**What to produce:** State how many lines in the listing below include the word "code". Give nothing but the number.

START

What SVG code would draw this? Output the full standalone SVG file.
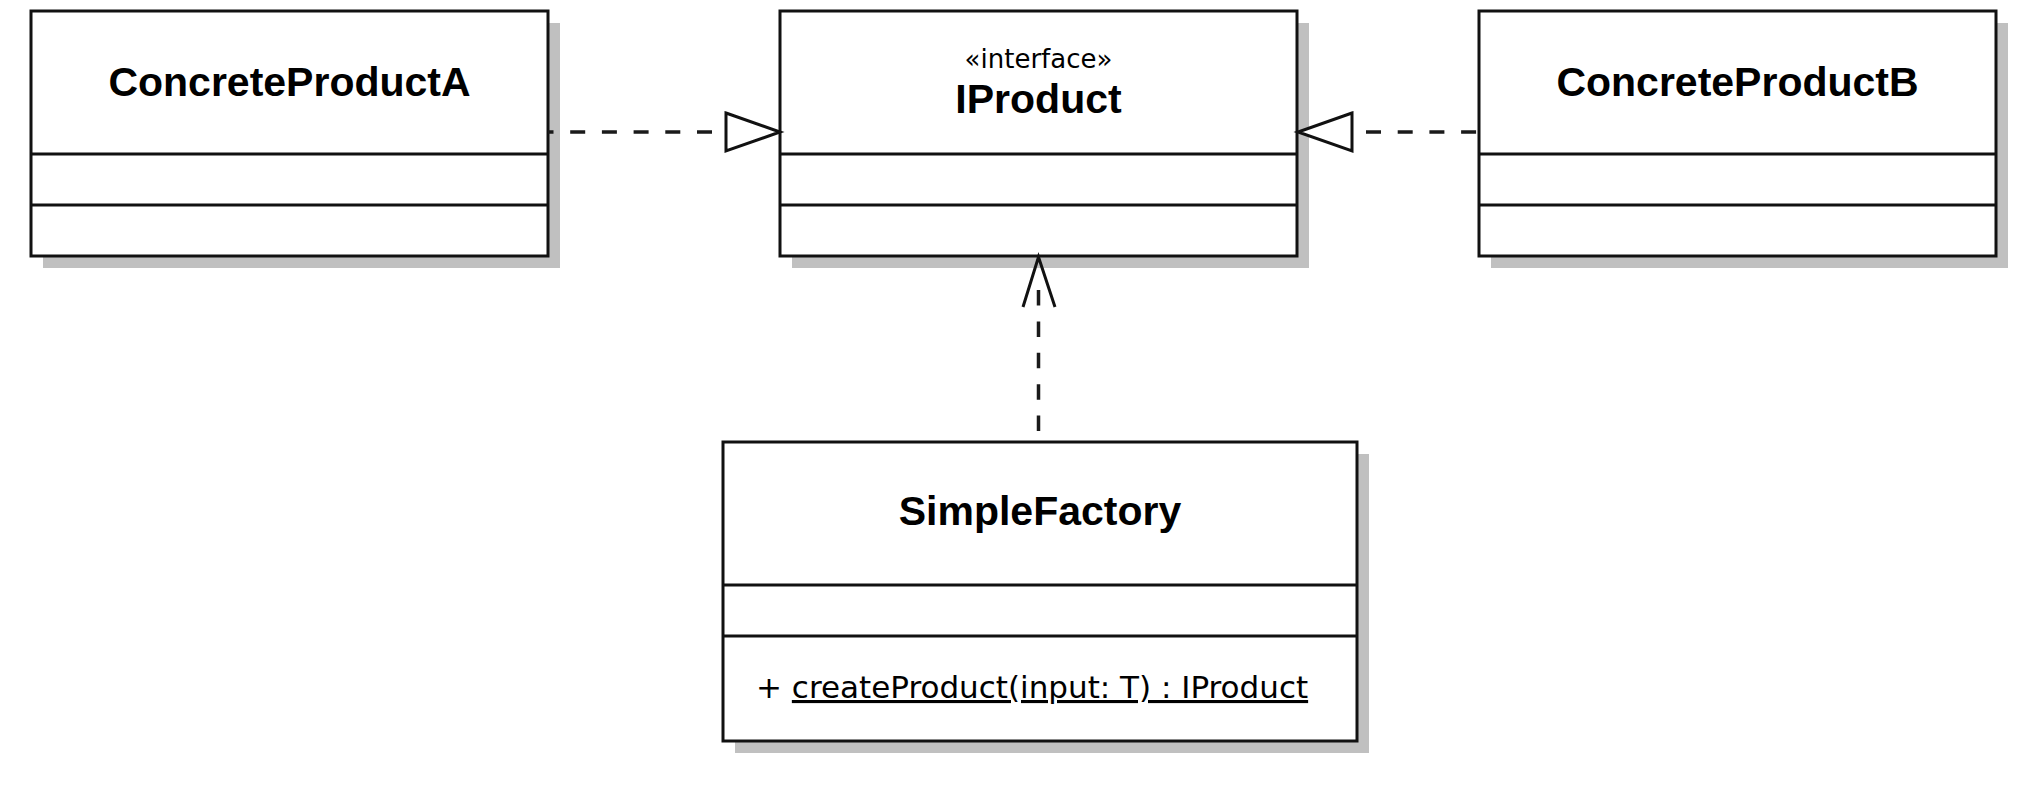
<svg xmlns="http://www.w3.org/2000/svg" width="2044" height="794" viewBox="0 0 2044 794">
<defs>
<style>
.shadow{fill:#c0c0c0;stroke:none}
.box{fill:#ffffff;stroke:#111111;stroke-width:3}
.div{stroke:#111111;stroke-width:3}
.title{font-family:"Liberation Sans",Arial,sans-serif;font-weight:bold;font-size:41px;fill:#000000;text-anchor:middle}
.stereo{font-family:"DejaVu Sans",sans-serif;font-size:26px;fill:#000000;text-anchor:middle}
.op{font-family:"DejaVu Sans",sans-serif;font-size:31px;fill:#000000}
.dash{stroke:#1a1a1a;stroke-width:3.5;fill:none;stroke-dasharray:15 16.7}
.head{stroke:#111111;stroke-width:3;fill:#ffffff;stroke-linejoin:miter}
.open{stroke:#111111;stroke-width:3;fill:none}
</style>
</defs>
<rect width="2044" height="794" fill="#ffffff"/>
<g id="ConcreteProductA">
<rect class="shadow" x="43" y="23" width="517" height="245"/>
<rect class="box" x="31" y="11" width="517" height="245"/>
<line class="div" x1="31" y1="154" x2="548" y2="154"/>
<line class="div" x1="31" y1="205" x2="548" y2="205"/>
<text class="title" x="289.5" y="96">ConcreteProductA</text>
</g>
<g id="IProduct">
<rect class="shadow" x="792" y="23" width="517" height="245"/>
<rect class="box" x="780" y="11" width="517" height="245"/>
<line class="div" x1="780" y1="154" x2="1297" y2="154"/>
<line class="div" x1="780" y1="205" x2="1297" y2="205"/>
<text class="stereo" x="1038.5" y="68">«interface»</text>
<text class="title" x="1038.5" y="113">IProduct</text>
</g>
<g id="ConcreteProductB">
<rect class="shadow" x="1491" y="23" width="517" height="245"/>
<rect class="box" x="1479" y="11" width="517" height="245"/>
<line class="div" x1="1479" y1="154" x2="1996" y2="154"/>
<line class="div" x1="1479" y1="205" x2="1996" y2="205"/>
<text class="title" x="1737.5" y="96">ConcreteProductB</text>
</g>
<g id="SimpleFactory">
<rect class="shadow" x="735" y="454" width="634" height="299"/>
<rect class="box" x="723" y="442" width="634" height="299"/>
<line class="div" x1="723" y1="585" x2="1357" y2="585"/>
<line class="div" x1="723" y1="636" x2="1357" y2="636"/>
<text class="title" x="1040" y="525">SimpleFactory</text>
<text class="op" x="756" y="698">+ <tspan text-decoration="underline" style="text-decoration:underline">createProduct(input: T) : IProduct</tspan></text>
</g>
<g id="connectors">
<line class="dash" x1="726" y1="132" x2="548" y2="132" style="stroke-dashoffset:17.7"/>
<polygon class="head" points="726,113 780,132 726,151"/>
<line class="dash" x1="1352" y1="132" x2="1479" y2="132" style="stroke-dashoffset:17.7"/>
<polygon class="head" points="1352,113 1298,132 1352,151"/>
<line class="dash" x1="1038.5" y1="290" x2="1038.5" y2="442" style="stroke-dasharray:15.5 15.9"/>
<polyline class="open" points="1023,307 1038.5,257 1055,307"/>
</g>
</svg>
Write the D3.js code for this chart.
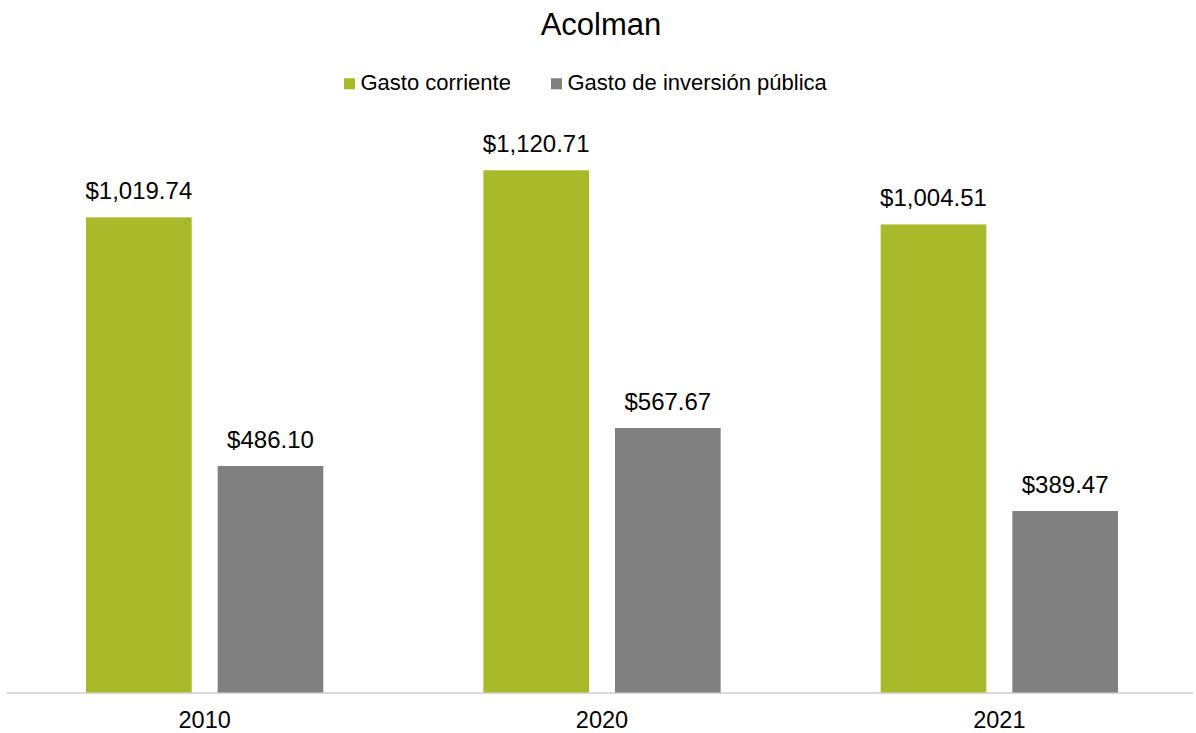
<!DOCTYPE html>
<html>
<head>
<meta charset="utf-8">
<script src="https://cdn.jsdelivr.net/npm/d3@7"></script>
<style>
  html, body { margin: 0; padding: 0; background: #fff; }
  svg { display: block; font-family: "Liberation Sans", Arial, sans-serif; }
</style>
</head>
<body>
<svg id="chart" width="1196" height="733"></svg>
<script>
const title = "Acolman";
const categories = ["2010", "2020", "2021"];
const seriesNames = ["Gasto corriente", "Gasto de inversión pública"];
const gastoCorriente = [1019.74, 1120.71, 1004.51];
const gastoInversion = [486.10, 567.67, 389.47];
const seriesColors = ["#A8B92A", "#808080"];

const W = 1196, H = 733;
const svg = d3.select("#chart");

const baseline = 692.5;
const x0 = d3.scaleBand().domain(categories).range([6, 1198]).paddingInner(0).paddingOuter(0);
const groupW = 237.3;
const x1 = d3.scaleBand().domain(seriesNames).range([0, groupW]).paddingInner(0.1976).paddingOuter(0);
const y = d3.scaleLinear().domain([0, 1120.71]).range([baseline, 170.3]);

const fmt = v => "$" + d3.format(",.2f")(v);

// title
svg.append("text")
  .attr("x", 601).attr("y", 35)
  .attr("text-anchor", "middle")
  .attr("font-size", 31)
  .attr("fill", "#000")
  .text(title);

// legend
const legend = svg.append("g");
const legendItems = [
  { name: seriesNames[0], color: seriesColors[0], x: 344 },
  { name: seriesNames[1], color: seriesColors[1], x: 551 }
];
legendItems.forEach(it => {
  legend.append("rect").attr("x", it.x).attr("y", 78.3).attr("width", 11).attr("height", 11).attr("fill", it.color);
  legend.append("text").attr("x", it.x + 16.5).attr("y", 90).attr("font-size", 22).attr("fill", "#000").text(it.name);
});

// axis line
const xAxis = d3.axisBottom(x0).tickSize(0).tickPadding(0);
const gAxis = svg.append("g").attr("transform", `translate(0,${baseline})`).call(xAxis);
gAxis.select(".domain").attr("stroke", "#D9D9D9").attr("stroke-width", 2).attr("d", "M7,0.5H1193");
gAxis.selectAll(".tick text").attr("font-size", 23.5).attr("fill", "#000").attr("font-family", "Liberation Sans, Arial, sans-serif").attr("dy", null).attr("y", 35);

const data = categories.map((c, i) => ({ cat: c, vals: [
  { name: seriesNames[0], v: gastoCorriente[i], color: seriesColors[0] },
  { name: seriesNames[1], v: gastoInversion[i], color: seriesColors[1] }
]}));

const groups = svg.append("g").selectAll("g").data(data).join("g")
  .attr("transform", d => `translate(${x0(d.cat) + (x0.bandwidth() - groupW) / 2},0)`);

groups.selectAll("rect").data(d => d.vals).join("rect")
  .attr("x", d => x1(d.name))
  .attr("width", x1.bandwidth())
  .attr("y", d => y(d.v))
  .attr("height", d => baseline - y(d.v))
  .attr("fill", d => d.color);

groups.selectAll("text.lbl").data(d => d.vals).join("text")
  .attr("class", "lbl")
  .attr("x", d => x1(d.name) + x1.bandwidth() / 2)
  .attr("y", d => y(d.v) - 18)
  .attr("text-anchor", "middle")
  .attr("font-size", 24)
  .attr("fill", "#000")
  .text(d => fmt(d.v));
</script>
</body>
</html>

END

**Reply:** 2